Although lower than the peak of 11.855 million, job openings are still near their highs. In fact, today’s report is higher than last month’s reading. Nonetheless, job openings are on an overall decline and it will be interesting to see if this trend continues as rates continue to rise while growth slows down.
In addition, it’s important to remember that this data is for September, thus, making it a lagging indicator. Since then, many companies have announced that they will reduce their workforce in order to cut costs.
Futures are Up Ahead of FOMC Meeting Day 1
First Published 7:02AM EST
Stock futures are higher on Tuesday morning as the Federal Reserve prepares for the first day of its November FOMC meeting.
Futures on the Dow Jones Industrial Average (DJIA) lost 0.64%, while those on the S&P 500 (SPX) lost 0.15%, as of 6.49 a.m. EST, Tuesday. Meanwhile, the Nasdaq 100 (NDX) futures retracted 1.22%.
On Monday, the S&P 500, the Dow, and the Nasdaq ended with losses of 0.75%, 0.39%, and 1.22%, respectively.
Nonetheless, investors were upbeat after looking at the monthly performances. The Dow ended the best month since 1976 after clinching 13.95% gains for October. The other indexes also clocked out of a winning month, with the S&P 500 gaining 8% and the Nasdaq 100 gaining 3.9%.
Disappointing earnings and outlooks by some of the big tech hung heavy on the Nasdaq 100 in the past week. Meanwhile, solid earnings results of Dow members such as Caterpillar (NYSE:CAT) and McDonald’s (NYSE:MCD) bode well for the index.
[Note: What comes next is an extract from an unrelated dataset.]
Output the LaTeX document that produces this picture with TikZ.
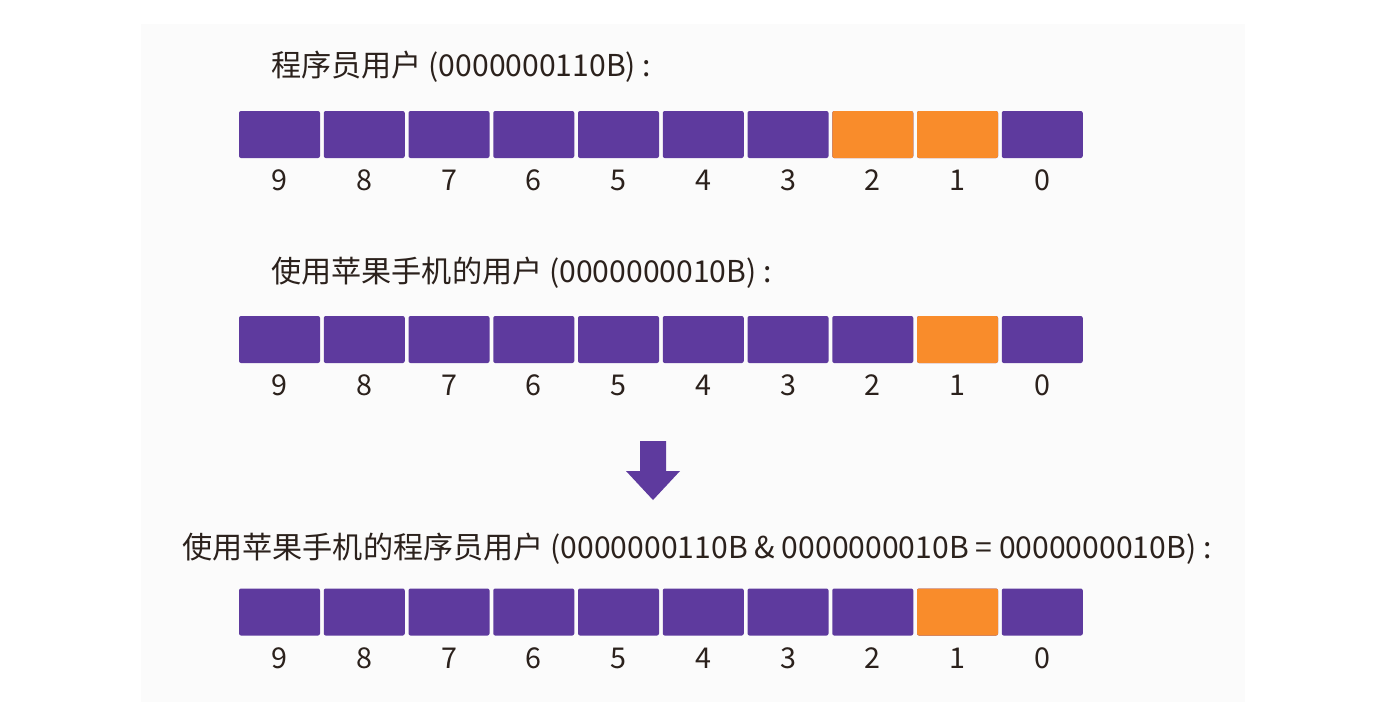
\documentclass[tikz,border=0pt]{standalone}
\usepackage{fontspec}
\setmainfont{Noto Sans CJK SC}
\definecolor{bitpurple}{HTML}{5E3A9E}
\definecolor{bitorange}{HTML}{F98C2B}
\definecolor{ink}{HTML}{2B211C}
\definecolor{paper}{HTML}{FBFBFB}
\begin{document}
\begin{tikzpicture}[x=0.75pt,y=-0.75pt,
  bit/.style={minimum width=81*0.75pt,minimum height=47*0.75pt,inner sep=0pt,rounded corners=1.5pt,fill=bitpurple},
  on/.style={fill=bitorange},
  idx/.style={text=ink,font=\fontsize{21.5}{24}\selectfont,inner sep=0pt},
  title/.style={text=ink,font=\fontsize{22.6}{26}\selectfont,inner sep=0pt,anchor=west}]
\useasboundingbox (0,0) rectangle (1374,708);
\fill[white] (0,0) rectangle (1374,708);
\fill[paper] (141,24) rectangle (1245,702);
% titles
\node[title] (t1) at (271,67) {程序员用户 (0000000110B) :};
\node[title] (t2) at (271,273) {使用苹果手机的用户 (0000000010B) :};
\node[title] (t3) at (182,549) {使用苹果手机的程序员用户 (0000000110B \& 0000000010B = 0000000010B) :};
% rows
\foreach \r/\y/\ones in {1/134.5/{2,1},2/339.5/{1},3/612/{1}}{
  \foreach \b in {9,...,0}{
    \pgfmathsetmacro{\xx}{279.5+(9-\b)*84.75}
    \node[bit] (r\r b\b) at (\xx,\y) {};
    \node[idx] (r\r d\b) at (\xx,\y+46) {\b};
  }
  \foreach \o in \ones { \node[bit,on] at (r\r b\o) {}; }
}
% arrow
\fill[bitpurple] (640,441) -- (666,441) -- (666,471) -- (680,471) -- (653,500) -- (626,471) -- (640,471) -- cycle;
\end{tikzpicture}
\end{document}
Tuesday holds some very important earnings releases of the season, including those from Uber (NASDAQ:UBER), Pfizer (NYSE:PFE), Fox (NASDAQ:FOXA), Advanced Micro (NASDAQ:AMD), and Airbnb (NASDAQ:ABNB).
The November FOMC Meeting Commences
However, the highlight of the day will be the start of the Fed’s two-day November meeting, at the end of which the central bank is expected to make another three-quarter point interest rate hike.
While the hike should not come as a surprise, all eyes are likely to be on the tone of the speaker, Fed Chairman Jerome Powell, in the question and answer segment. This will give more clues as to whether the Fed is having its desired effects on the economy and might slow its pace soon, or whether it is going to stick to its aggressive policy for some more time.
More Economic Data on the Way
Additionally, September’s job openings report will also be out on Tuesday. The data will help us gauge the labor market situation. While more job additions mean well for the workforce, it will also mean that the Fed might be encouraged to keep being aggressive. A slowdown in the labor market is crucial for prices to stabilize.
More data to keep an eye for on Tuesday are September’s construction spending and October’s manufacturing report, both of which will help investors get a better look at the manufacturing sector.
China’s Factory Output Shrinks
In October, China’s factory activity reduced more than expected, reflecting the effects of the country’s staunch Covid policies and waning global demand for China-made goods. This may lead to fresh investor concerns about China’s economic outlook in the next few days, leading to another bout of sell-offs in U.S.-listed Chinese stocks.
New Sanctions on Russian Oil to Begin from December 5
Meanwhile, as oil prices continue to soar, the U.S. authorities attempted to calm the overtly anxious oil market. The Treasury Department assured oil market players that the price cap on Russian oil will not hold on ships carrying Russian oil before December 5.
For context, starting December 5, the U.S. and its allies are set to prohibit the extension of maritime services to shipments of Russian oil unless the price of oil is within a set price ceiling.